*What this task involves*
Transcribe the material exactly. Images do not belong in the copy.

*Information provided*
+---+

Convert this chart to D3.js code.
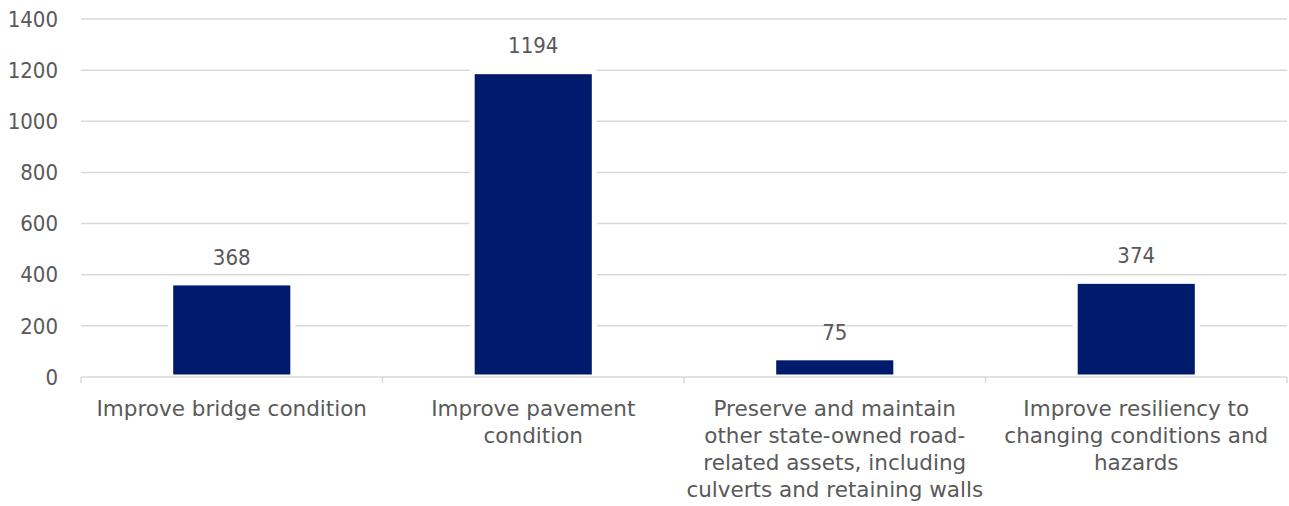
<html>

<head>
    <script src="https://d3js.org/d3.v7.min.js"></script>
    <style>
        body { margin: 0; background: #fff; }
        text { font-family: "DejaVu Sans Condensed", "DejaVu Sans", sans-serif; fill: #595959; }
        text.cat { font-family: "DejaVu Sans", sans-serif; }
    </style>
</head>

<body>
    <svg id="chart" width="1289" height="506"></svg>
    <script>
        // category labels, already broken into lines as in the original
        const categories = [
            ["Improve bridge condition"],
            ["Improve pavement", "condition"],
            ["Preserve and maintain", "other state-owned road-", "related assets, including", "culverts and retaining walls"],
            ["Improve resiliency to", "changing conditions and", "hazards"]
        ];
        const values = [368, 1194, 75, 374];
        const yTicks = [0, 200, 400, 600, 800, 1000, 1200, 1400];

        const svg = d3.select("#chart");
        const margins = { "top": 19, "right": 2, "bottom": 129, "left": 81 };
        const width = +svg.attr("width");
        const height = +svg.attr("height");
        const chartWidth = width - margins.left - margins.right;
        const chartHeight = height - margins.top - margins.bottom;

        const keys = categories.map((c, i) => i);

        const xScale = d3.scaleBand().domain(keys).range([0, chartWidth]).paddingInner(0).paddingOuter(0);
        const yScale = d3.scaleLinear().domain([0, 1400]).range([chartHeight, 0]);

        const g = svg.append("g")
            .attr("transform", "translate(" + margins.left + "," + margins.top + ")");

        // gridlines
        g.append("g")
            .selectAll("line")
            .data(yTicks.filter(t => t > 0))
            .join("line")
            .attr("x1", 0)
            .attr("x2", chartWidth)
            .attr("y1", d => yScale(d))
            .attr("y2", d => yScale(d))
            .attr("stroke", "#d9d9d9")
            .attr("stroke-width", 1.5);

        // y tick labels
        g.append("g")
            .selectAll("text")
            .data(yTicks)
            .join("text")
            .attr("x", -23)
            .attr("y", d => yScale(d))
            .attr("dy", "0.35em")
            .attr("text-anchor", "end")
            .attr("font-size", 22)
            .text(d => d);

        const barW = xScale.bandwidth() * 0.405;
        const barX = i => xScale(i) + (xScale.bandwidth() - barW) / 2;

        // white halo that breaks the gridlines around each bar
        g.append("g")
            .selectAll("rect")
            .data(values)
            .join("rect")
            .attr("x", (d, i) => barX(i) - 2)
            .attr("width", barW + 4)
            .attr("y", d => yScale(d) - 2)
            .attr("height", d => chartHeight - yScale(d) + 2)
            .attr("fill", "#fff");

        g.append("g")
            .selectAll("rect")
            .data(values)
            .join("rect")
            .attr("x", (d, i) => barX(i))
            .attr("width", barW)
            .attr("y", d => yScale(d))
            .attr("height", d => chartHeight - yScale(d))
            .attr("fill", "#001a6c")
            .attr("stroke", "#fff")
            .attr("stroke-width", 5);

        // value labels
        g.append("g")
            .selectAll("text")
            .data(values)
            .join("text")
            .attr("x", (d, i) => xScale(i) + xScale.bandwidth() / 2)
            .attr("y", d => yScale(d) - 26)
            .attr("dy", "0.35em")
            .attr("text-anchor", "middle")
            .attr("font-size", 22)
            .attr("fill", "#404040")
            .text(d => d);

        // bottom axis line with ticks at band boundaries
        g.append("line")
            .attr("x1", 0)
            .attr("x2", chartWidth)
            .attr("y1", chartHeight)
            .attr("y2", chartHeight)
            .attr("stroke", "#d9d9d9")
            .attr("stroke-width", 1.5);

        const bounds = keys.map(k => xScale(k)).concat([chartWidth]);
        g.append("g")
            .selectAll("line")
            .data(bounds)
            .join("line")
            .attr("x1", d => d)
            .attr("x2", d => d)
            .attr("y1", chartHeight)
            .attr("y2", chartHeight + 6)
            .attr("stroke", "#d9d9d9")
            .attr("stroke-width", 1.5);

        // category labels
        const catLabels = g.append("g")
            .selectAll("text")
            .data(categories)
            .join("text")
            .attr("class", "cat")
            .attr("x", (d, i) => xScale(i) + xScale.bandwidth() / 2)
            .attr("y", chartHeight + 31)
            .attr("dy", "0.35em")
            .attr("text-anchor", "middle")
            .attr("font-size", 21.5);

        catLabels.selectAll("tspan")
            .data(d => d)
            .join("tspan")
            .attr("x", function () { return d3.select(this.parentNode).attr("x"); })
            .attr("dy", (d, i) => i === 0 ? "0.35em" : 27)
            .text(d => d);
    </script>
</body>

</html>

+---+

*Expected output*
Convert this chart to D3.js code.
<html>

<head>
    <script src="https://d3js.org/d3.v7.min.js"></script>
    <style>
        body { margin: 0; background: #fff; }
        text { font-family: "DejaVu Sans Condensed", "DejaVu Sans", sans-serif; fill: #595959; }
        text.cat { font-family: "DejaVu Sans", sans-serif; }
    </style>
</head>

<body>
    <svg id="chart" width="1289" height="506"></svg>
    <script>
        // category labels, already broken into lines as in the original
        const categories = [
            ["Improve bridge condition"],
            ["Improve pavement", "condition"],
            ["Preserve and maintain", "other state-owned road-", "related assets, including", "culverts and retaining walls"],
            ["Improve resiliency to", "changing conditions and", "hazards"]
        ];
        const values = [368, 1194, 75, 374];
        const yTicks = [0, 200, 400, 600, 800, 1000, 1200, 1400];

        const svg = d3.select("#chart");
        const margins = { "top": 19, "right": 2, "bottom": 129, "left": 81 };
        const width = +svg.attr("width");
        const height = +svg.attr("height");
        const chartWidth = width - margins.left - margins.right;
        const chartHeight = height - margins.top - margins.bottom;

        const keys = categories.map((c, i) => i);

        const xScale = d3.scaleBand().domain(keys).range([0, chartWidth]).paddingInner(0).paddingOuter(0);
        const yScale = d3.scaleLinear().domain([0, 1400]).range([chartHeight, 0]);

        const g = svg.append("g")
            .attr("transform", "translate(" + margins.left + "," + margins.top + ")");

        // gridlines
        g.append("g")
            .selectAll("line")
            .data(yTicks.filter(t => t > 0))
            .join("line")
            .attr("x1", 0)
            .attr("x2", chartWidth)
            .attr("y1", d => yScale(d))
            .attr("y2", d => yScale(d))
            .attr("stroke", "#d9d9d9")
            .attr("stroke-width", 1.5);

        // y tick labels
        g.append("g")
            .selectAll("text")
            .data(yTicks)
            .join("text")
            .attr("x", -23)
            .attr("y", d => yScale(d))
            .attr("dy", "0.35em")
            .attr("text-anchor", "end")
            .attr("font-size", 22)
            .text(d => d);

        const barW = xScale.bandwidth() * 0.405;
        const barX = i => xScale(i) + (xScale.bandwidth() - barW) / 2;

        // white halo that breaks the gridlines around each bar
        g.append("g")
            .selectAll("rect")
            .data(values)
            .join("rect")
            .attr("x", (d, i) => barX(i) - 2)
            .attr("width", barW + 4)
            .attr("y", d => yScale(d) - 2)
            .attr("height", d => chartHeight - yScale(d) + 2)
            .attr("fill", "#fff");

        g.append("g")
            .selectAll("rect")
            .data(values)
            .join("rect")
            .attr("x", (d, i) => barX(i))
            .attr("width", barW)
            .attr("y", d => yScale(d))
            .attr("height", d => chartHeight - yScale(d))
            .attr("fill", "#001a6c")
            .attr("stroke", "#fff")
            .attr("stroke-width", 5);

        // value labels
        g.append("g")
            .selectAll("text")
            .data(values)
            .join("text")
            .attr("x", (d, i) => xScale(i) + xScale.bandwidth() / 2)
            .attr("y", d => yScale(d) - 26)
            .attr("dy", "0.35em")
            .attr("text-anchor", "middle")
            .attr("font-size", 22)
            .attr("fill", "#404040")
            .text(d => d);

        // bottom axis line with ticks at band boundaries
        g.append("line")
            .attr("x1", 0)
            .attr("x2", chartWidth)
            .attr("y1", chartHeight)
            .attr("y2", chartHeight)
            .attr("stroke", "#d9d9d9")
            .attr("stroke-width", 1.5);

        const bounds = keys.map(k => xScale(k)).concat([chartWidth]);
        g.append("g")
            .selectAll("line")
            .data(bounds)
            .join("line")
            .attr("x1", d => d)
            .attr("x2", d => d)
            .attr("y1", chartHeight)
            .attr("y2", chartHeight + 6)
            .attr("stroke", "#d9d9d9")
            .attr("stroke-width", 1.5);

        // category labels
        const catLabels = g.append("g")
            .selectAll("text")
            .data(categories)
            .join("text")
            .attr("class", "cat")
            .attr("x", (d, i) => xScale(i) + xScale.bandwidth() / 2)
            .attr("y", chartHeight + 31)
            .attr("dy", "0.35em")
            .attr("text-anchor", "middle")
            .attr("font-size", 21.5);

        catLabels.selectAll("tspan")
            .data(d => d)
            .join("tspan")
            .attr("x", function () { return d3.select(this.parentNode).attr("x"); })
            .attr("dy", (d, i) => i === 0 ? "0.35em" : 27)
            .text(d => d);
    </script>
</body>

</html>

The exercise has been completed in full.